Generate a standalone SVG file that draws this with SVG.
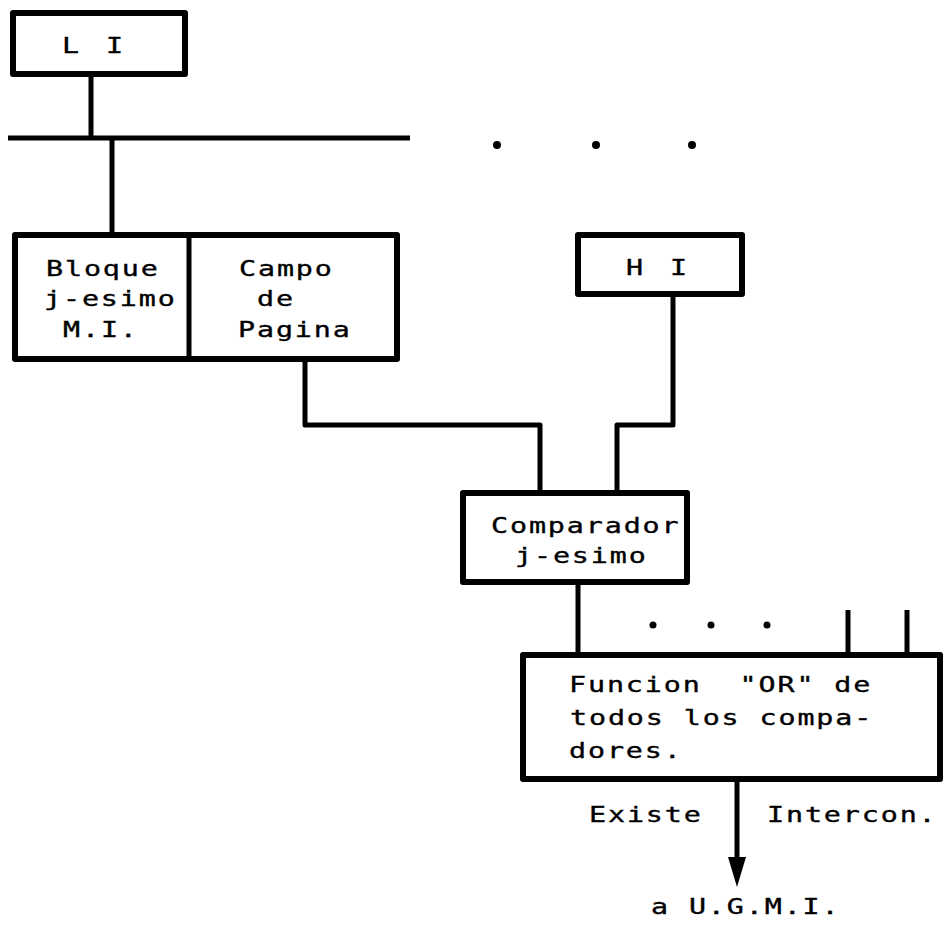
<svg xmlns="http://www.w3.org/2000/svg" width="945" height="925" viewBox="0 0 945 925">
<style>
.box{fill:none;stroke:#000;stroke-width:6;stroke-linejoin:round}
.ln{fill:none;stroke:#000;stroke-width:5;stroke-linejoin:round;stroke-linecap:butt}
.t{font-family:"DejaVu Sans Mono","Liberation Mono",monospace;font-size:21px;letter-spacing:1.4px;fill:#000;stroke:#000;stroke-width:0.35}
</style>
<rect width="945" height="925" fill="#fff"/>
<g id="connectors">
<path class="ln" d="M91 74 V138"/>
<path class="ln" d="M8 138 H410" stroke-width="6" stroke-linecap="round"/>
<path class="ln" d="M112 138 V235"/>
<path class="ln" d="M305 359 V425 H540 V493"/>
<path class="ln" d="M673 294 V425 H617 V493"/>
<path class="ln" d="M578 582 V655"/>
<path class="ln" d="M848 610 V655"/>
<path class="ln" d="M907 610 V655"/>
<path class="ln" d="M737 779 V862"/>
<polygon points="728,857 746,857 737,887" fill="#000"/>
<circle cx="497" cy="145" r="4"/>
<circle cx="596" cy="145" r="4"/>
<circle cx="692" cy="145" r="4"/>
<circle cx="653" cy="625" r="3.5"/>
<circle cx="711" cy="625" r="3.5"/>
<circle cx="767" cy="625" r="3.5"/>
</g>
<g id="LI">
<rect class="box" x="13" y="13" width="172" height="61"/>
<text class="t" transform="translate(62,53) scale(1.35,1)" style="letter-spacing:3.7px">L I</text>
</g>
<g id="bloque">
<rect class="box" x="15" y="235" width="382" height="124"/>
<path class="ln" d="M189 235 V359" stroke-width="6"/>
<text class="t" transform="translate(46,276) scale(1.35,1)">Bloque</text>
<text class="t" transform="translate(44,306) scale(1.35,1)">j-esimo</text>
<text class="t" transform="translate(63,337) scale(1.35,1)">M.I.</text>
<text class="t" transform="translate(239,276) scale(1.35,1)">Campo</text>
<text class="t" transform="translate(257,306) scale(1.35,1)">de</text>
<text class="t" transform="translate(238,337) scale(1.35,1)">Pagina</text>
</g>
<g id="HI">
<rect class="box" x="578" y="235" width="164" height="59"/>
<text class="t" transform="translate(626,275) scale(1.35,1)" style="letter-spacing:3.7px">H I</text>
</g>
<g id="comparador">
<rect class="box" x="463" y="493" width="224" height="89"/>
<text class="t" transform="translate(491,533) scale(1.35,1)">Comparador</text>
<text class="t" transform="translate(515,563) scale(1.35,1)">j-esimo</text>
</g>
<g id="or">
<rect class="box" x="523" y="655" width="417" height="124"/>
<text class="t" transform="translate(569,692) scale(1.35,1)" xml:space="preserve">Funcion  "OR" de</text>
<text class="t" transform="translate(570,725) scale(1.35,1)">todos los compa-</text>
<text class="t" transform="translate(569,758) scale(1.35,1)">dores.</text>
</g>
<g id="labels">
<text class="t" transform="translate(589,822) scale(1.35,1)">Existe</text>
<text class="t" transform="translate(767,822) scale(1.35,1)">Intercon.</text>
<text class="t" transform="translate(651,914) scale(1.35,1)">a U.G.M.I.</text>
</g>
</svg>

★ ★ ★

- _GIVEN EXERCISE_
Repeat the full listing above exactly, with no pictures in the copy.

- _RESPONSE FOR THIS EXERCISE_
Generate a standalone SVG file that draws this with SVG.
<svg xmlns="http://www.w3.org/2000/svg" width="945" height="925" viewBox="0 0 945 925">
<style>
.box{fill:none;stroke:#000;stroke-width:6;stroke-linejoin:round}
.ln{fill:none;stroke:#000;stroke-width:5;stroke-linejoin:round;stroke-linecap:butt}
.t{font-family:"DejaVu Sans Mono","Liberation Mono",monospace;font-size:21px;letter-spacing:1.4px;fill:#000;stroke:#000;stroke-width:0.35}
</style>
<rect width="945" height="925" fill="#fff"/>
<g id="connectors">
<path class="ln" d="M91 74 V138"/>
<path class="ln" d="M8 138 H410" stroke-width="6" stroke-linecap="round"/>
<path class="ln" d="M112 138 V235"/>
<path class="ln" d="M305 359 V425 H540 V493"/>
<path class="ln" d="M673 294 V425 H617 V493"/>
<path class="ln" d="M578 582 V655"/>
<path class="ln" d="M848 610 V655"/>
<path class="ln" d="M907 610 V655"/>
<path class="ln" d="M737 779 V862"/>
<polygon points="728,857 746,857 737,887" fill="#000"/>
<circle cx="497" cy="145" r="4"/>
<circle cx="596" cy="145" r="4"/>
<circle cx="692" cy="145" r="4"/>
<circle cx="653" cy="625" r="3.5"/>
<circle cx="711" cy="625" r="3.5"/>
<circle cx="767" cy="625" r="3.5"/>
</g>
<g id="LI">
<rect class="box" x="13" y="13" width="172" height="61"/>
<text class="t" transform="translate(62,53) scale(1.35,1)" style="letter-spacing:3.7px">L I</text>
</g>
<g id="bloque">
<rect class="box" x="15" y="235" width="382" height="124"/>
<path class="ln" d="M189 235 V359" stroke-width="6"/>
<text class="t" transform="translate(46,276) scale(1.35,1)">Bloque</text>
<text class="t" transform="translate(44,306) scale(1.35,1)">j-esimo</text>
<text class="t" transform="translate(63,337) scale(1.35,1)">M.I.</text>
<text class="t" transform="translate(239,276) scale(1.35,1)">Campo</text>
<text class="t" transform="translate(257,306) scale(1.35,1)">de</text>
<text class="t" transform="translate(238,337) scale(1.35,1)">Pagina</text>
</g>
<g id="HI">
<rect class="box" x="578" y="235" width="164" height="59"/>
<text class="t" transform="translate(626,275) scale(1.35,1)" style="letter-spacing:3.7px">H I</text>
</g>
<g id="comparador">
<rect class="box" x="463" y="493" width="224" height="89"/>
<text class="t" transform="translate(491,533) scale(1.35,1)">Comparador</text>
<text class="t" transform="translate(515,563) scale(1.35,1)">j-esimo</text>
</g>
<g id="or">
<rect class="box" x="523" y="655" width="417" height="124"/>
<text class="t" transform="translate(569,692) scale(1.35,1)" xml:space="preserve">Funcion  "OR" de</text>
<text class="t" transform="translate(570,725) scale(1.35,1)">todos los compa-</text>
<text class="t" transform="translate(569,758) scale(1.35,1)">dores.</text>
</g>
<g id="labels">
<text class="t" transform="translate(589,822) scale(1.35,1)">Existe</text>
<text class="t" transform="translate(767,822) scale(1.35,1)">Intercon.</text>
<text class="t" transform="translate(651,914) scale(1.35,1)">a U.G.M.I.</text>
</g>
</svg>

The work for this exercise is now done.